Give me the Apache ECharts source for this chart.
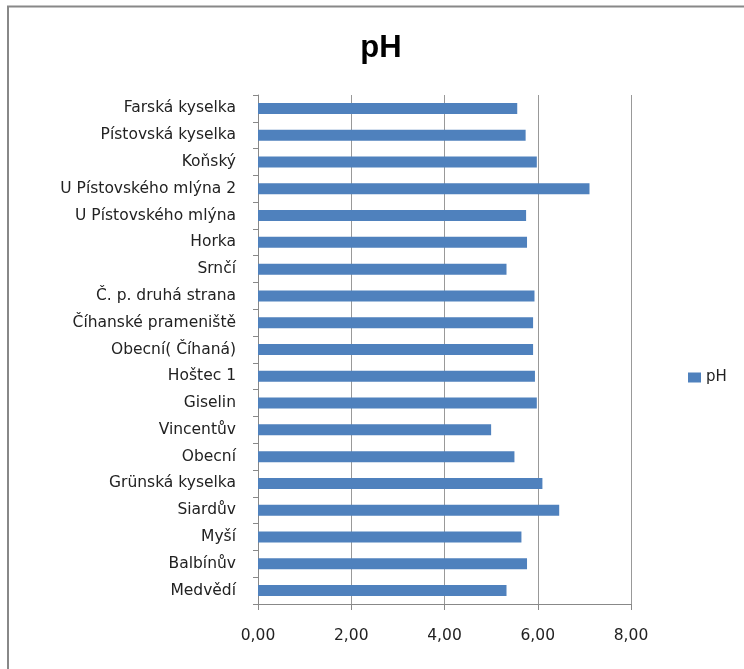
<!DOCTYPE html>
<html>
<head>
<meta charset="utf-8">
<script src="https://cdn.jsdelivr.net/npm/echarts@6/dist/echarts.min.js"></script>
<style>
  html, body { margin: 0; padding: 0; background: #fff; }
  #chart { width: 744px; height: 669px; }
</style>
</head>
<body>
<div id="chart"></div>
<script>
// lokality shora dolů
var categories = [
  'Farská kyselka', 'Pístovská kyselka', 'Koňský', 'U Pístovského mlýna 2',
  'U Pístovského mlýna', 'Horka', 'Srnčí', 'Č. p. druhá strana',
  'Číhanské prameniště', 'Obecní( Číhaná)', 'Hoštec 1', 'Giselin',
  'Vincentův', 'Obecní', 'Grünská kyselka', 'Siardův', 'Myší',
  'Balbínův', 'Medvědí'
];
var phValues = [
  5.56, 5.74, 5.98, 7.11,
  5.75, 5.77, 5.33, 5.93,
  5.90, 5.90, 5.94, 5.98,
  5.00, 5.50, 6.10, 6.46, 5.65,
  5.77, 5.33
];
var xTicks = [0, 2, 4, 6, 8];

var font = '"DejaVu Sans", sans-serif';
var chart = echarts.init(document.getElementById('chart'));
var option = {
  animation: false,
  backgroundColor: '#fff',
  title: {
    text: 'pH',
    left: 376,
    top: 28,
    textAlign: 'center',
    textStyle: { fontFamily: '"Liberation Sans", Arial, sans-serif', fontSize: 31, fontWeight: 'bold', color: '#000' }
  },
  legend: {
    data: ['pH'],
    left: 683,
    top: 365,
    orient: 'vertical',
    itemWidth: 13,
    itemHeight: 10,
    itemGap: 6,
    icon: 'rect',
    textStyle: { fontFamily: font, fontSize: 15, color: '#222' }
  },
  grid: { left: 258, right: 113, top: 95, bottom: 65, containLabel: false },
  xAxis: {
    type: 'value',
    min: xTicks[0],
    max: xTicks[xTicks.length - 1],
    interval: 2,
    axisLine: { show: true, lineStyle: { color: '#888' } },
    axisTick: { show: true, length: 6, lineStyle: { color: '#888' } },
    axisLabel: {
      fontFamily: font, fontSize: 15.5, color: '#222', margin: 24,
      formatter: function (v) { return v.toFixed(2).replace('.', ','); }
    },
    splitLine: { show: true, lineStyle: { color: '#999', width: 1 } }
  },
  yAxis: {
    type: 'category',
    inverse: true,
    data: categories,
    axisLine: { show: true, lineStyle: { color: '#888' } },
    axisTick: { show: true, length: 5, lineStyle: { color: '#888' } },
    axisLabel: { fontFamily: font, fontSize: 15.5, color: '#222', margin: 22 }
  },
  series: [{
    name: 'pH',
    type: 'bar',
    data: phValues,
    barWidth: 11,
    itemStyle: { color: '#4f81bd' }
  }],
  graphic: [{
    type: 'rect',
    shape: { x: 8, y: 6.5, width: 760, height: 700 },
    style: { fill: 'none', stroke: '#888', lineWidth: 2 },
    silent: true
  }]
};
chart.setOption(option);
</script>
</body>
</html>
....
**AIM OF THE EXERCISE**
Take the listing above and restate it word for word, without its pictures.

**RESPONSE**
Give me the Apache ECharts source for this chart.
<!DOCTYPE html>
<html>
<head>
<meta charset="utf-8">
<script src="https://cdn.jsdelivr.net/npm/echarts@6/dist/echarts.min.js"></script>
<style>
  html, body { margin: 0; padding: 0; background: #fff; }
  #chart { width: 744px; height: 669px; }
</style>
</head>
<body>
<div id="chart"></div>
<script>
// lokality shora dolů
var categories = [
  'Farská kyselka', 'Pístovská kyselka', 'Koňský', 'U Pístovského mlýna 2',
  'U Pístovského mlýna', 'Horka', 'Srnčí', 'Č. p. druhá strana',
  'Číhanské prameniště', 'Obecní( Číhaná)', 'Hoštec 1', 'Giselin',
  'Vincentův', 'Obecní', 'Grünská kyselka', 'Siardův', 'Myší',
  'Balbínův', 'Medvědí'
];
var phValues = [
  5.56, 5.74, 5.98, 7.11,
  5.75, 5.77, 5.33, 5.93,
  5.90, 5.90, 5.94, 5.98,
  5.00, 5.50, 6.10, 6.46, 5.65,
  5.77, 5.33
];
var xTicks = [0, 2, 4, 6, 8];

var font = '"DejaVu Sans", sans-serif';
var chart = echarts.init(document.getElementById('chart'));
var option = {
  animation: false,
  backgroundColor: '#fff',
  title: {
    text: 'pH',
    left: 376,
    top: 28,
    textAlign: 'center',
    textStyle: { fontFamily: '"Liberation Sans", Arial, sans-serif', fontSize: 31, fontWeight: 'bold', color: '#000' }
  },
  legend: {
    data: ['pH'],
    left: 683,
    top: 365,
    orient: 'vertical',
    itemWidth: 13,
    itemHeight: 10,
    itemGap: 6,
    icon: 'rect',
    textStyle: { fontFamily: font, fontSize: 15, color: '#222' }
  },
  grid: { left: 258, right: 113, top: 95, bottom: 65, containLabel: false },
  xAxis: {
    type: 'value',
    min: xTicks[0],
    max: xTicks[xTicks.length - 1],
    interval: 2,
    axisLine: { show: true, lineStyle: { color: '#888' } },
    axisTick: { show: true, length: 6, lineStyle: { color: '#888' } },
    axisLabel: {
      fontFamily: font, fontSize: 15.5, color: '#222', margin: 24,
      formatter: function (v) { return v.toFixed(2).replace('.', ','); }
    },
    splitLine: { show: true, lineStyle: { color: '#999', width: 1 } }
  },
  yAxis: {
    type: 'category',
    inverse: true,
    data: categories,
    axisLine: { show: true, lineStyle: { color: '#888' } },
    axisTick: { show: true, length: 5, lineStyle: { color: '#888' } },
    axisLabel: { fontFamily: font, fontSize: 15.5, color: '#222', margin: 22 }
  },
  series: [{
    name: 'pH',
    type: 'bar',
    data: phValues,
    barWidth: 11,
    itemStyle: { color: '#4f81bd' }
  }],
  graphic: [{
    type: 'rect',
    shape: { x: 8, y: 6.5, width: 760, height: 700 },
    style: { fill: 'none', stroke: '#888', lineWidth: 2 },
    silent: true
  }]
};
chart.setOption(option);
</script>
</body>
</html>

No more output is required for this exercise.